The list in Romans 8:35 is blunt for a reason:

  • trouble and distress cover broad suffering
  • persecution points to pressure from enemies
  • famine and nakedness suggest poverty and lack
  • danger and sword point to violent threat and death

Paul is not stacking random examples. He is naming the kinds of pressures that make faith feel fragile. He wants readers to see that the worst-case scenario is already inside the argument.

Then, in Romans 8:36, he quotes Psalm 44:22:

For Your sake we face death all day long; we are considered as sheep to be slaughtered.

That quotation matters because it shows that faithful people can suffer deeply. Paul does not say, “If you are faithful, suffering will not come.” He says, “Even when suffering comes, it cannot separate you from God’s love.”

The Common Misreadings

A lot of bad readings come from pulling verse 35 out of the paragraph.

1. It does not promise a pain-free life

Paul lists suffering inside the verse. That alone should stop anyone from using it as a promise that believers will never face loss, grief, danger, or persecution.

2. It does not mean hardship is proof of weak faith

The passage says the opposite. Faithful people can be surrounded by trouble and still belong to God.

3. It does not turn every kind of separation into the topic

Paul is not mainly talking about distance between people, broken friendships, or ordinary human loss. He is talking about whether outside forces can break the saving love of Christ.

4. It does not settle every doctrine by itself

Christians use Romans 8:35 in discussions about perseverance, apostasy, assurance, and security in Christ. The verse strongly supports assurance, but it should still be read with the rest of Scripture, not as a lone proof text.

What the Passage Is Really Saying

Romans 8:35 is about confidence in God’s love when life is hard.

Paul’s logic is simple:

  1. Suffering is real.
  2. Suffering can be severe.
  3. Suffering cannot cancel God’s saving love.
  4. Therefore believers can endure suffering without concluding that God has abandoned them.

That is why verse 37 matters too: “in all these things we are more than conquerors through Him who loved us.” Notice the phrase “in all these things.” The victory is not escape from the things. It is triumph through them.

This is steady, realistic comfort. It does not ask believers to pretend the list in verse 35 is small. It tells them those threats are not strong enough to win.

How Different Christian Traditions Read It

Different traditions emphasize different parts of the larger doctrine, but they usually agree on the center of the passage.

Reformed interpreters often connect Romans 8:35 with the perseverance of the saints and God’s preserving grace. Arminian and Wesleyan interpreters often stress the passage as deep assurance for believers under pressure, while still reading New Testament warning passages seriously. Catholic and Orthodox interpreters commonly emphasize God’s faithful love and the believer’s continuing life in Christ.
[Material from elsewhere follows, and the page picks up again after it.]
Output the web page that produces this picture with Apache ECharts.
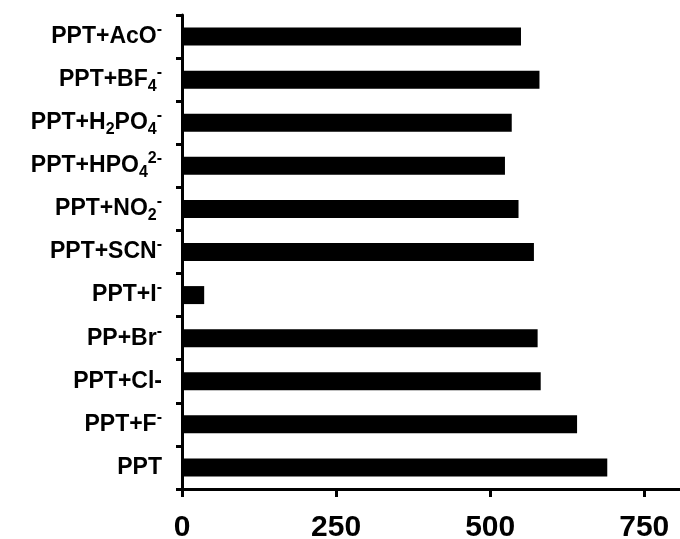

Those differences matter in larger theology, but they do not change the main point of the verse: God’s love in Christ is stronger than suffering, threat, and death.

A Better Way to Read It

For Bible study or sermon prep, the safest approach is to read the whole paragraph before lifting out one line. Three simple questions help:

  • What is Paul asking in verse 35?
  • Why does he list these specific hardships?
  • How do verses 37–39 finish the thought?

If those questions stay in view, the verse keeps its shape. It becomes a declaration of assurance, not a promise of ease.

That reading also keeps the emotional weight of the passage intact. Paul is not offering polished optimism. He is speaking into fear, loss, and pressure with a sharper word: nothing in creation can break the love of God in Christ Jesus our Lord.

  • Romans 8:31–39 — the full argument about no condemnation and no separation
  • Psalm 44:22 — the Scripture Paul quotes in verse 36
  • John 10:27–29 — Jesus speaks of the security of his sheep
  • Romans 5:3–5 — suffering, endurance, and hope belong together
  • 2 Corinthians 4:8–12 — afflicted, but not destroyed
  • Hebrews 13:5–6 — God’s continuing presence with his people

Bottom Line

Romans 8:35 is not a promise that believers will avoid pain. It is a promise that pain cannot sever them from the love of Christ.

Read in context, the verse gives a firm answer to fear: trouble may come, but it cannot have the last word. Paul’s question is rhetorical, his list is realistic, and his conclusion is meant to steady believers with this truth: nothing in all creation can separate those in Christ from the love of God.